Intel NUC’s Digital Signage Sector With Impressive $300 Box

November 30, 2012 by Dave Haynes

I certainly think about Intel being front and center in the computing business, but much more being Intel Inside as opposed to the actual PC maker. But the tech giant has started marketing something called the Next Unit of Computing, or  better, the NUC.

It’s a 4 inch by 4 inch little box that’s about the size of an Apple TV, but is a full tilt PC with an i3 processor and lotsa RAM, for $300.


You can buy it today via Amazon, so it is definitely not vaporware.

The PDF that came along with an email marketing blast today says:

The Next Unit of Computing (NUC) is a tiny 4″×4″×2″ computing device with the power of the 3rd generation Intel® Core™ i3 processor. Its lower power consumption enables innovative system designs and energy-efficient applications in places like digital signage, home entertainment, and portable uses.

The important bits:

Processor Support • Intel® Core™ i3 3217U Processor (1.8GHz, Dual Core processor with 3MB smart cache)
• Supports Intel® 64 architecture

• Intel® QS77 Express Chipset

• Intel® HD Graphics 4000
• Dual HDMI Ports supporting dual independent display capability

It has ethernet, 3 USB ports and can take up to 16 GB of RAM

The nerd blog Tweaktown reviewed the little fella a week ago and rated it 90/100. The expressed goal for Intel engineers was to make the smallest full-fledged computer unit possible, and the Tweaktown people suggest Intel succeeded.

The marketing literature expressly says this is a product well-suited to the digital signage marketplace.
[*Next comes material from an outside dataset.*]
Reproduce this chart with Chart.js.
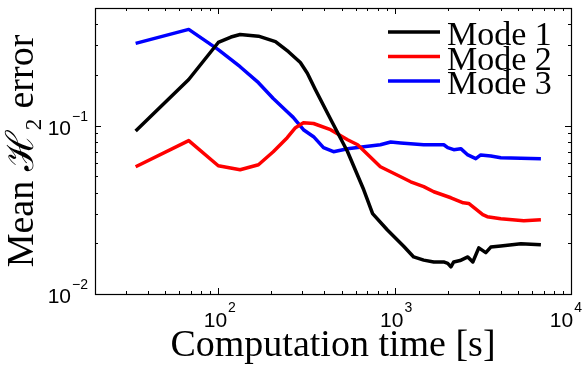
<!DOCTYPE html>
<html>
<head>
<meta charset="utf-8">
<script src="https://cdn.jsdelivr.net/npm/chart.js@4/dist/chart.umd.min.js"></script>
<style>
  html, body { margin: 0; padding: 0; background: #fff; }
  canvas { display: block; }
</style>
</head>
<body>
<canvas id="grafico" width="586" height="369"></canvas>
<script>
// valores
const seriesNames = ['Mode 1', 'Mode 2', 'Mode 3'];
const seriesColors = ['#000000', '#ff0000', '#0000ff'];

const mode1Time = [34, 68, 100, 118, 133, 169, 211, 250, 292, 320, 355, 444, 541, 668, 750, 910, 1125, 1282, 1462, 1667, 1897, 2000, 2085, 2163, 2350, 2600, 2775, 3000, 3288, 3510, 4000, 5200, 6750];
const mode1Error = [0.093, 0.188, 0.312, 0.336, 0.348, 0.340, 0.316, 0.275, 0.237, 0.205, 0.164, 0.104, 0.070, 0.0416, 0.030, 0.024, 0.0192, 0.0166, 0.0159, 0.0155, 0.0155, 0.0152, 0.0145, 0.0155, 0.0158, 0.0166, 0.0155, 0.0188, 0.0176, 0.0190, 0.0193, 0.0199, 0.0196];

const mode2Time = [34, 68, 100, 133, 169, 205, 246, 274, 304, 347, 433, 541, 617, 830, 1082, 1233, 1462, 1667, 2085, 2450, 2630, 3160, 3350, 4000, 5400, 6750];
const mode2Error = [0.057, 0.0815, 0.0578, 0.0547, 0.0586, 0.070, 0.0848, 0.0973, 0.104, 0.103, 0.0946, 0.0825, 0.077, 0.057, 0.0497, 0.0464, 0.0434, 0.0405, 0.0373, 0.0348, 0.0345, 0.0296, 0.0288, 0.028, 0.0272, 0.0276];

const mode3Time = [34, 68, 100, 133, 169, 205, 246, 266, 304, 347, 395, 450, 541, 668, 830, 950, 1082, 1462, 1900, 2000, 2163, 2372, 2600, 2885, 3078, 3510, 4000, 6750];
const mode3Error = [0.308, 0.373, 0.283, 0.224, 0.180, 0.145, 0.121, 0.112, 0.0946, 0.086, 0.074, 0.070, 0.073, 0.075, 0.077, 0.080, 0.079, 0.077, 0.077, 0.074, 0.072, 0.073, 0.067, 0.0637, 0.067, 0.066, 0.0645, 0.0637];

const xMajorTicks = [100, 1000, 10000];
const xMinorTicks = [20, 30, 40, 50, 60, 70, 80, 90, 200, 300, 400, 500, 600, 700, 800, 900, 2000, 3000, 4000, 5000, 6000, 7000, 8000, 9000];
const yMajorTicks = [0.01, 0.1];
const yMinorTicks = [0.02, 0.03, 0.04, 0.05, 0.06, 0.07, 0.08, 0.09, 0.2, 0.3, 0.4, 0.5];

const times = [mode1Time, mode2Time, mode3Time];
const errors = [mode1Error, mode2Error, mode3Error];

const datasets = seriesNames.map((name, i) => ({
  label: name,
  data: times[i].map((t, j) => ({ x: t, y: errors[i][j] })),
  borderColor: seriesColors[i],
  borderWidth: 3.5,
  pointRadius: 0,
  tension: 0,
  fill: false,
  borderJoinStyle: 'round'
}));

function exponentOf(v) {
  return Math.round(Math.log10(v)).toString().replace('-', '\u2212');
}

// ejes estilo matlab: caja, ticks hacia dentro, etiquetas 10^n y leyenda
const matlabStyle = {
  id: 'matlabStyle',
  afterDraw(chart) {
    const ctx = chart.ctx;
    const a = chart.chartArea;
    const xs = chart.scales.x;
    const ys = chart.scales.y;

    ctx.save();
    ctx.strokeStyle = '#000';
    ctx.lineWidth = 1.2;
    ctx.strokeRect(Math.round(a.left) + 0.5, Math.round(a.top) + 0.5, Math.round(a.right - a.left), Math.round(a.bottom - a.top));

    ctx.lineWidth = 1;
    const tickX = (v, len) => {
      const px = Math.round(xs.getPixelForValue(v)) + 0.5;
      ctx.beginPath();
      ctx.moveTo(px, a.bottom); ctx.lineTo(px, a.bottom - len);
      ctx.moveTo(px, a.top); ctx.lineTo(px, a.top + len);
      ctx.stroke();
    };
    const tickY = (v, len) => {
      const py = Math.round(ys.getPixelForValue(v)) + 0.5;
      ctx.beginPath();
      ctx.moveTo(a.left, py); ctx.lineTo(a.left + len, py);
      ctx.moveTo(a.right, py); ctx.lineTo(a.right - len, py);
      ctx.stroke();
    };
    xMinorTicks.forEach(v => tickX(v, 3));
    xMajorTicks.forEach(v => tickX(v, 6));
    yMinorTicks.forEach(v => tickY(v, 3));
    yMajorTicks.forEach(v => tickY(v, 6));

    // etiquetas
    ctx.fillStyle = '#000';
    ctx.textBaseline = 'alphabetic';
    ctx.textAlign = 'left';
    const baseFont = '21px "Liberation Sans", Arial, sans-serif';
    const expFont = '14px "Liberation Sans", Arial, sans-serif';

    xMajorTicks.forEach(v => {
      const px = xs.getPixelForValue(v);
      const e = exponentOf(v);
      ctx.font = baseFont;
      const w1 = ctx.measureText('10').width;
      ctx.font = expFont;
      const w2 = ctx.measureText(e).width;
      let x0 = px - (w1 + w2) / 2 + 1;
      if (x0 + w1 + w2 + 1 > chart.width - 4) x0 = chart.width - 4 - w1 - w2 - 1;
      ctx.font = baseFont;
      ctx.fillText('10', x0, a.bottom + 33);
      ctx.font = expFont;
      ctx.fillText(e, x0 + w1 + 1, a.bottom + 18);
    });

    yMajorTicks.forEach(v => {
      const py = ys.getPixelForValue(v);
      const e = exponentOf(v);
      ctx.font = baseFont;
      const w1 = ctx.measureText('10').width;
      ctx.font = expFont;
      const w2 = ctx.measureText(e).width;
      const x0 = a.left - 8 - w2 - w1;
      ctx.font = baseFont;
      ctx.fillText('10', x0, py + 9);
      ctx.font = expFont;
      ctx.fillText(e, x0 + w1 + 1, py - 5);
    });

    // leyenda
    const lx0 = a.right - 183;
    const lx1 = a.right - 131;
    ctx.font = '34px "Liberation Serif", "Times New Roman", serif';
    chart.data.datasets.forEach((ds, i) => {
      const yLine = a.top + 24 + i * 24.5;
      ctx.strokeStyle = ds.borderColor;
      ctx.lineWidth = 3.5;
      ctx.beginPath();
      ctx.moveTo(lx0, yLine);
      ctx.lineTo(lx1, yLine);
      ctx.stroke();
      ctx.fillStyle = '#000';
      ctx.fillText(ds.label, a.right - 124, yLine + 13);
    });
    ctx.restore();
  }
};

const ctx = document.getElementById('grafico').getContext('2d');
const chart = new Chart(ctx, {
  type: 'line',
  data: { datasets: datasets },
  options: {
    responsive: false,
    animation: false,
    devicePixelRatio: 1,
    layout: { padding: { top: 8, right: 15, left: 0, bottom: 0 } },
    plugins: {
      legend: { display: false },
      tooltip: { enabled: false }
    },
    scales: {
      x: {
        type: 'logarithmic',
        min: 20,
        max: 10000,
        grid: { display: false },
        border: { display: false },
        ticks: { display: false },
        title: {
          display: true,
          text: 'Computation time [s]',
          color: '#000',
          padding: 0,
          font: { family: '"Liberation Serif", "Times New Roman", serif', size: 38 }
        },
        afterFit: scale => { scale.height = 75; }
      },
      y: {
        type: 'logarithmic',
        min: 0.01,
        max: 0.5,
        grid: { display: false },
        border: { display: false },
        ticks: { display: false },
        title: {
          display: true,
          text: 'Mean \u210B\u2082 error',
          color: '#000',
          padding: 0,
          font: { family: '"Liberation Serif", "Times New Roman", serif', size: 38 }
        },
        afterFit: scale => { scale.width = 95; }
      }
    }
  },
  plugins: [matlabStyle]
});
</script>
</body>
</html>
Certainly, the form factor is great, but as expressed in the past, a 6 by 6 inch PC was not a problem so going down to 4 inches is cool but not really solving anything. The more important bit is the $300 price tag for something backed up by a giant company, and not by a second or third tier PC maker with minimal name recognition.

The claim that it can push out dual independent programming channels via HDMI is interesting, because that pushes the capital cost down even further – making it a theoretical $150 box. However, an i3 is not exactly a powerhouse, and it would quite wrong to assume this is the answer to every job, particular ones with a lot of aggressive visuals or things happening on screens.

I don’t, however, think the $300 includes an operating system.

It’s funny there hasn’t been more buzz about this from Intel.